Start of Available data
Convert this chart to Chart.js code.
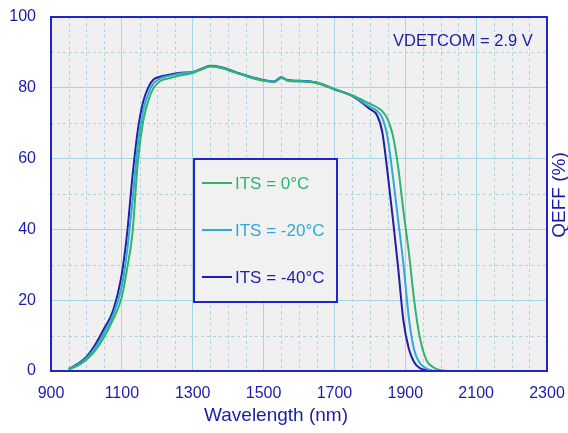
<!DOCTYPE html>
<html>
<head>
<meta charset="utf-8">
<script src="https://cdn.jsdelivr.net/npm/chart.js@4/dist/chart.umd.min.js"></script>
<style>
  html, body { margin: 0; padding: 0; background: #fff; }
  #wrap { width: 568px; height: 433px; }
</style>
</head>
<body>
<div id="wrap"><canvas id="qeChart"></canvas></div>
<script>
// Wavelength samples (nm) shared by the three curves
const wavelengths = [950, 975, 1000, 1025, 1050, 1075, 1100, 1115, 1130, 1145, 1160, 1175, 1190, 1210, 1230, 1260, 1300, 1330, 1350, 1380, 1420, 1460, 1500, 1530, 1550, 1570, 1600, 1650, 1700, 1750, 1800, 1820, 1835, 1850, 1865, 1880, 1895, 1910, 1925, 1940, 1960, 1980, 2000, 2025, 2050];

// QE (%) per detector temperature
const qe0C   = [0.4, 1.5, 3.2, 5.8, 9.6, 14.5, 21.0, 29.0, 39.0, 59.0, 70.5, 76.5, 80.0, 82.0, 82.6, 83.4, 84.2, 85.4, 86.0, 85.6, 84.3, 83.0, 82.0, 81.6, 82.8, 81.9, 81.8, 81.3, 79.6, 77.9, 75.5, 74.5, 73.4, 71.2, 66.5, 57.5, 45.0, 33.5, 20.0, 10.0, 3.0, 1.0, 0.2, 0, 0];
const qeM20C = [0.5, 1.8, 3.6, 6.6, 10.8, 15.8, 24.0, 34.0, 48.0, 64.0, 73.5, 78.5, 81.3, 82.7, 83.3, 84.0, 84.4, 85.5, 86.1, 85.7, 84.4, 83.1, 82.1, 81.7, 82.9, 82.0, 81.9, 81.4, 79.6, 77.8, 74.6, 73.5, 71.5, 66.0, 55.0, 42.5, 30.0, 15.0, 6.0, 2.4, 0.7, 0.1, 0, 0, 0];
const qeM40C = [0.6, 2.0, 4.0, 7.5, 12.0, 17.0, 27.5, 39.0, 55.0, 68.0, 76.0, 80.2, 82.4, 83.2, 83.6, 84.2, 84.5, 85.6, 86.2, 85.8, 84.5, 83.2, 82.2, 81.8, 83.0, 82.1, 82.0, 81.5, 79.6, 77.7, 74.0, 72.3, 67.5, 56.0, 43.0, 29.0, 14.0, 6.3, 2.5, 0.9, 0.2, 0, 0, 0, 0];

const seriesLabels = ['ITS = 0°C', 'ITS = -20°C', 'ITS = -40°C'];
const seriesColors = ['#2fb36e', '#2ea9d9', '#1f1fa6'];

const xTicks = [900, 1100, 1300, 1500, 1700, 1900, 2100, 2300];
const yTicks = [0, 20, 40, 60, 80, 100];

const FONT = '"Liberation Sans", Arial, Helvetica, sans-serif';
const textBlue = '#1c1ca8';
const frameBlue = '#2323c8';
const gridColor = '#a6d6e6';

const toPoints = (arr) => arr.map((v, i) => ({ x: wavelengths[i], y: v }));

// background, dashed minor grid, frame, legend box and free texts
const decor = {
    id: 'decor',
    beforeDraw(chart) {
        const { ctx, chartArea: a } = chart;
        ctx.save();
        ctx.fillStyle = '#f0f0f0';
        ctx.fillRect(a.left, a.top, a.right - a.left, a.bottom - a.top);
        ctx.restore();
    },
    beforeDatasetsDraw(chart) {
        const { ctx, chartArea: a, scales: { x, y } } = chart;
        ctx.save();
        ctx.strokeStyle = gridColor;
        ctx.lineWidth = 1;
        ctx.setLineDash([3, 3]);
        for (let v = 950; v < 2300; v += 50) {
            if ((v - 900) % 200 === 0) continue;
            const px = Math.round(x.getPixelForValue(v)) + 0.5;
            ctx.beginPath(); ctx.moveTo(px, a.top); ctx.lineTo(px, a.bottom); ctx.stroke();
        }
        for (let v = 10; v < 100; v += 20) {
            const py = Math.round(y.getPixelForValue(v)) + 0.5;
            ctx.beginPath(); ctx.moveTo(a.left, py); ctx.lineTo(a.right, py); ctx.stroke();
        }
        ctx.restore();
    },
    afterDatasetsDraw(chart) {
        const { ctx, chartArea: a } = chart;
        ctx.save();
        // plot frame
        ctx.strokeStyle = frameBlue;
        ctx.lineWidth = 2;
        ctx.strokeRect(a.left, a.top, a.right - a.left, a.bottom - a.top);

        // legend box
        ctx.fillStyle = '#f1f1f1';
        ctx.fillRect(194, 159, 143, 143);
        ctx.strokeRect(194, 159, 143, 143);
        ctx.font = '17px ' + FONT;
        ctx.textBaseline = 'middle';
        ctx.textAlign = 'left';
        const rows = [183, 230, 277];
        chart.data.datasets.forEach((ds, i) => {
            ctx.strokeStyle = ds.borderColor;
            ctx.lineWidth = 2;
            ctx.beginPath(); ctx.moveTo(202, rows[i]); ctx.lineTo(232, rows[i]); ctx.stroke();
            ctx.fillStyle = ds.borderColor;
            ctx.fillText(ds.label, 235, rows[i] + 1);
        });

        // annotation
        ctx.fillStyle = textBlue;
        ctx.font = '16.5px ' + FONT;
        ctx.fillText('VDETCOM = 2.9 V', 393, 41);

        // axis titles
        ctx.font = '19px ' + FONT;
        ctx.textAlign = 'center';
        ctx.fillText('Wavelength (nm)', 276, 416);
        ctx.translate(560, 195);
        ctx.rotate(-Math.PI / 2);
        ctx.fillText('QEFF (%)', 0, 0);
        ctx.restore();
    }
};

new Chart(document.getElementById('qeChart'), {
    type: 'line',
    data: {
        datasets: [qe0C, qeM20C, qeM40C].map((arr, i) => ({
            label: seriesLabels[i],
            data: toPoints(arr),
            borderColor: seriesColors[i],
            backgroundColor: seriesColors[i],
            borderWidth: 2,
            pointRadius: 0,
            cubicInterpolationMode: 'monotone',
            fill: false
        }))
    },
    options: {
        responsive: true,
        maintainAspectRatio: false,
        animation: false,
        layout: { padding: { top: 17, right: 21, left: 0, bottom: 0 } },
        plugins: {
            legend: { display: false },
            tooltip: { enabled: false }
        },
        scales: {
            x: {
                type: 'linear',
                min: 900,
                max: 2300,
                afterBuildTicks: (s) => { s.ticks = xTicks.map(v => ({ value: v })); },
                afterFit: (s) => { s.height = 62; s.paddingLeft = 0; s.paddingRight = 0; },
                border: { display: false },
                grid: { color: gridColor, drawTicks: false },
                ticks: {
                    color: textBlue,
                    font: { family: FONT, size: 16 },
                    padding: 13,
                    maxRotation: 0,
                    callback: (v) => String(v)
                }
            },
            y: {
                min: 0,
                max: 100,
                afterBuildTicks: (s) => { s.ticks = yTicks.map(v => ({ value: v })); },
                afterFit: (s) => { s.width = 51; s.paddingTop = 0; s.paddingBottom = 0; },
                border: { display: false },
                grid: { color: gridColor, drawTicks: false },
                ticks: {
                    color: textBlue,
                    font: { family: FONT, size: 16 },
                    padding: 15,
                    callback: (v) => String(v)
                }
            }
        }
    },
    plugins: [decor]
});
</script>
</body>
</html>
End of Available data
Given instruction: Reproduce the full listing faithfully, but do not carry over any pictures.

Answer to the problem:
Convert this chart to Chart.js code.
<!DOCTYPE html>
<html>
<head>
<meta charset="utf-8">
<script src="https://cdn.jsdelivr.net/npm/chart.js@4/dist/chart.umd.min.js"></script>
<style>
  html, body { margin: 0; padding: 0; background: #fff; }
  #wrap { width: 568px; height: 433px; }
</style>
</head>
<body>
<div id="wrap"><canvas id="qeChart"></canvas></div>
<script>
// Wavelength samples (nm) shared by the three curves
const wavelengths = [950, 975, 1000, 1025, 1050, 1075, 1100, 1115, 1130, 1145, 1160, 1175, 1190, 1210, 1230, 1260, 1300, 1330, 1350, 1380, 1420, 1460, 1500, 1530, 1550, 1570, 1600, 1650, 1700, 1750, 1800, 1820, 1835, 1850, 1865, 1880, 1895, 1910, 1925, 1940, 1960, 1980, 2000, 2025, 2050];

// QE (%) per detector temperature
const qe0C   = [0.4, 1.5, 3.2, 5.8, 9.6, 14.5, 21.0, 29.0, 39.0, 59.0, 70.5, 76.5, 80.0, 82.0, 82.6, 83.4, 84.2, 85.4, 86.0, 85.6, 84.3, 83.0, 82.0, 81.6, 82.8, 81.9, 81.8, 81.3, 79.6, 77.9, 75.5, 74.5, 73.4, 71.2, 66.5, 57.5, 45.0, 33.5, 20.0, 10.0, 3.0, 1.0, 0.2, 0, 0];
const qeM20C = [0.5, 1.8, 3.6, 6.6, 10.8, 15.8, 24.0, 34.0, 48.0, 64.0, 73.5, 78.5, 81.3, 82.7, 83.3, 84.0, 84.4, 85.5, 86.1, 85.7, 84.4, 83.1, 82.1, 81.7, 82.9, 82.0, 81.9, 81.4, 79.6, 77.8, 74.6, 73.5, 71.5, 66.0, 55.0, 42.5, 30.0, 15.0, 6.0, 2.4, 0.7, 0.1, 0, 0, 0];
const qeM40C = [0.6, 2.0, 4.0, 7.5, 12.0, 17.0, 27.5, 39.0, 55.0, 68.0, 76.0, 80.2, 82.4, 83.2, 83.6, 84.2, 84.5, 85.6, 86.2, 85.8, 84.5, 83.2, 82.2, 81.8, 83.0, 82.1, 82.0, 81.5, 79.6, 77.7, 74.0, 72.3, 67.5, 56.0, 43.0, 29.0, 14.0, 6.3, 2.5, 0.9, 0.2, 0, 0, 0, 0];

const seriesLabels = ['ITS = 0°C', 'ITS = -20°C', 'ITS = -40°C'];
const seriesColors = ['#2fb36e', '#2ea9d9', '#1f1fa6'];

const xTicks = [900, 1100, 1300, 1500, 1700, 1900, 2100, 2300];
const yTicks = [0, 20, 40, 60, 80, 100];

const FONT = '"Liberation Sans", Arial, Helvetica, sans-serif';
const textBlue = '#1c1ca8';
const frameBlue = '#2323c8';
const gridColor = '#a6d6e6';

const toPoints = (arr) => arr.map((v, i) => ({ x: wavelengths[i], y: v }));

// background, dashed minor grid, frame, legend box and free texts
const decor = {
    id: 'decor',
    beforeDraw(chart) {
        const { ctx, chartArea: a } = chart;
        ctx.save();
        ctx.fillStyle = '#f0f0f0';
        ctx.fillRect(a.left, a.top, a.right - a.left, a.bottom - a.top);
        ctx.restore();
    },
    beforeDatasetsDraw(chart) {
        const { ctx, chartArea: a, scales: { x, y } } = chart;
        ctx.save();
        ctx.strokeStyle = gridColor;
        ctx.lineWidth = 1;
        ctx.setLineDash([3, 3]);
        for (let v = 950; v < 2300; v += 50) {
            if ((v - 900) % 200 === 0) continue;
            const px = Math.round(x.getPixelForValue(v)) + 0.5;
            ctx.beginPath(); ctx.moveTo(px, a.top); ctx.lineTo(px, a.bottom); ctx.stroke();
        }
        for (let v = 10; v < 100; v += 20) {
            const py = Math.round(y.getPixelForValue(v)) + 0.5;
            ctx.beginPath(); ctx.moveTo(a.left, py); ctx.lineTo(a.right, py); ctx.stroke();
        }
        ctx.restore();
    },
    afterDatasetsDraw(chart) {
        const { ctx, chartArea: a } = chart;
        ctx.save();
        // plot frame
        ctx.strokeStyle = frameBlue;
        ctx.lineWidth = 2;
        ctx.strokeRect(a.left, a.top, a.right - a.left, a.bottom - a.top);

        // legend box
        ctx.fillStyle = '#f1f1f1';
        ctx.fillRect(194, 159, 143, 143);
        ctx.strokeRect(194, 159, 143, 143);
        ctx.font = '17px ' + FONT;
        ctx.textBaseline = 'middle';
        ctx.textAlign = 'left';
        const rows = [183, 230, 277];
        chart.data.datasets.forEach((ds, i) => {
            ctx.strokeStyle = ds.borderColor;
            ctx.lineWidth = 2;
            ctx.beginPath(); ctx.moveTo(202, rows[i]); ctx.lineTo(232, rows[i]); ctx.stroke();
            ctx.fillStyle = ds.borderColor;
            ctx.fillText(ds.label, 235, rows[i] + 1);
        });

        // annotation
        ctx.fillStyle = textBlue;
        ctx.font = '16.5px ' + FONT;
        ctx.fillText('VDETCOM = 2.9 V', 393, 41);

        // axis titles
        ctx.font = '19px ' + FONT;
        ctx.textAlign = 'center';
        ctx.fillText('Wavelength (nm)', 276, 416);
        ctx.translate(560, 195);
        ctx.rotate(-Math.PI / 2);
        ctx.fillText('QEFF (%)', 0, 0);
        ctx.restore();
    }
};

new Chart(document.getElementById('qeChart'), {
    type: 'line',
    data: {
        datasets: [qe0C, qeM20C, qeM40C].map((arr, i) => ({
            label: seriesLabels[i],
            data: toPoints(arr),
            borderColor: seriesColors[i],
            backgroundColor: seriesColors[i],
            borderWidth: 2,
            pointRadius: 0,
            cubicInterpolationMode: 'monotone',
            fill: false
        }))
    },
    options: {
        responsive: true,
        maintainAspectRatio: false,
        animation: false,
        layout: { padding: { top: 17, right: 21, left: 0, bottom: 0 } },
        plugins: {
            legend: { display: false },
            tooltip: { enabled: false }
        },
        scales: {
            x: {
                type: 'linear',
                min: 900,
                max: 2300,
                afterBuildTicks: (s) => { s.ticks = xTicks.map(v => ({ value: v })); },
                afterFit: (s) => { s.height = 62; s.paddingLeft = 0; s.paddingRight = 0; },
                border: { display: false },
                grid: { color: gridColor, drawTicks: false },
                ticks: {
                    color: textBlue,
                    font: { family: FONT, size: 16 },
                    padding: 13,
                    maxRotation: 0,
                    callback: (v) => String(v)
                }
            },
            y: {
                min: 0,
                max: 100,
                afterBuildTicks: (s) => { s.ticks = yTicks.map(v => ({ value: v })); },
                afterFit: (s) => { s.width = 51; s.paddingTop = 0; s.paddingBottom = 0; },
                border: { display: false },
                grid: { color: gridColor, drawTicks: false },
                ticks: {
                    color: textBlue,
                    font: { family: FONT, size: 16 },
                    padding: 15,
                    callback: (v) => String(v)
                }
            }
        }
    },
    plugins: [decor]
});
</script>
</body>
</html>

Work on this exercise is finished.